La otra idea de Steiner respecto a Europa es el peso histórico visible en cada calle. Las calles nombradas a partir de otros hombres, a diferencia de los genéricos, dice Steiner, Arce, Pino, Roble, Sauce que se repiten al infinito en Estados Unidos. O las calles numeradas, idea brillante para la practicidad, pero terrible para la memoria (¿por qué Colombia tuvo que caer en eso?). Esta costumbre que es tradicional en México (crecí en la calle Mariano Abasolo y por eso, como todos los niños, sentía afinidad por este personaje en la monografía; también me acordé de este post de Plaqueta con fotos de personajes históricos bigotones que nombran calles en que ha vivido). Tal vez este homenaje perpetuo se replica en otras partes que fungen como memorial. Ciudades-museos, ciudades-recordatorio. Por eso pensaba: si alguien visitara el DF con la misma avidez histórica con que se visitan ciertas ciudades europeas, encontraría los remanentes de un pasado no remoto. Las ruinas del Templo Mayor contrapuestas a la catedral, el hecho de que ésta se construyera sobre aquél, como símbolo de la Conquista. O Coyoacán. Ahora vivo en Coyoacán: algunas tardes, bajo cierta luz, imaginando que no hay coches, el ambiente es el de un pueblo. Y yo sé lo que es un ambiente de pueblo, pues crecí en uno donde había aún carretas y procesiones del silencio; sin semáforos, sin peligro, sin ruido, sin cines o cafés; un pueblo que sobrevivía como cuando fue concebido, con una plaza en el centro y una botica y una lechería y un molino). ¿Cómo puede haber lugares así dentro del DF? Yo me maravillaría (aún me maravillo). En esta ciudad hay territorios de nadie. Están los lugares más sórdidos que he visto, y también unos muy hermosos, a pasos de los otros. Hay que visitar La Ciudad de México en el tiempo, archivo fotográfico del cambio en el DF. Lo fascinante de las ciudades viejas (otra cosa que me acuerdo, pero no sé dónde leí, eso de que Nueva York es la más vieja de las ciudades nuevas).

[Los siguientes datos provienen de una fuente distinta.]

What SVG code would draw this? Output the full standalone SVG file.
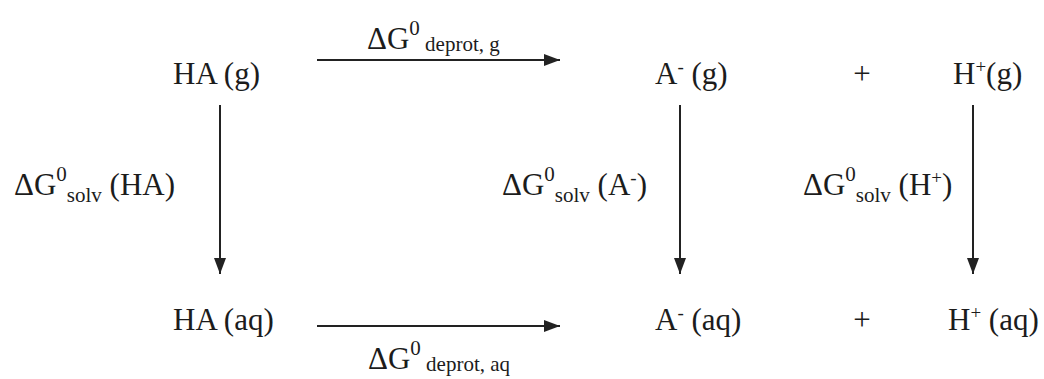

La herencia cultural en México: el catolicismo español y el pasado prehispánico (rasgo en común con Latinoamérica, salvo Argentina). Y la idea de la finitud: el DF como criatura llena de tentáculos, creciendo desordenadamente, el commuter pain (DF, número uno en el mundo según este estudio). Y los otros temas que sabemos tan bien. Aunque, claro, es forzar las similitudes demasiado, pues no creo que haya un símil en México de los cafés como centro de la vida cultural, sitio de escritores y de tertulias en la historia europea (o tal vez sí, tal vez Carlos pueda contestar esto mejor). Además, obviedad, la idea de la conquista en México tiene un sentido inverso.

Hoy -ayer- la Unión Europea recibió el Premio Nobel de la Paz. En The Guardian leí este texto que se pregunta quién deberá ir a recoger el premio. Buenísimo.

As Henry Kissinger famously pointed out, when he asked: “Who do I call when I want to speak to Europe?”, there are several pretenders for the job (…). An unscientific appeal to Twitter yielded several interesting recommendations. Most were humorous. Some were unprintable. They included: “Nigel Farage”, “Giscard d’Estaing?” “Golden Dawn” – the neo-Nazi Greek party – and “A weirdly shaped banana.”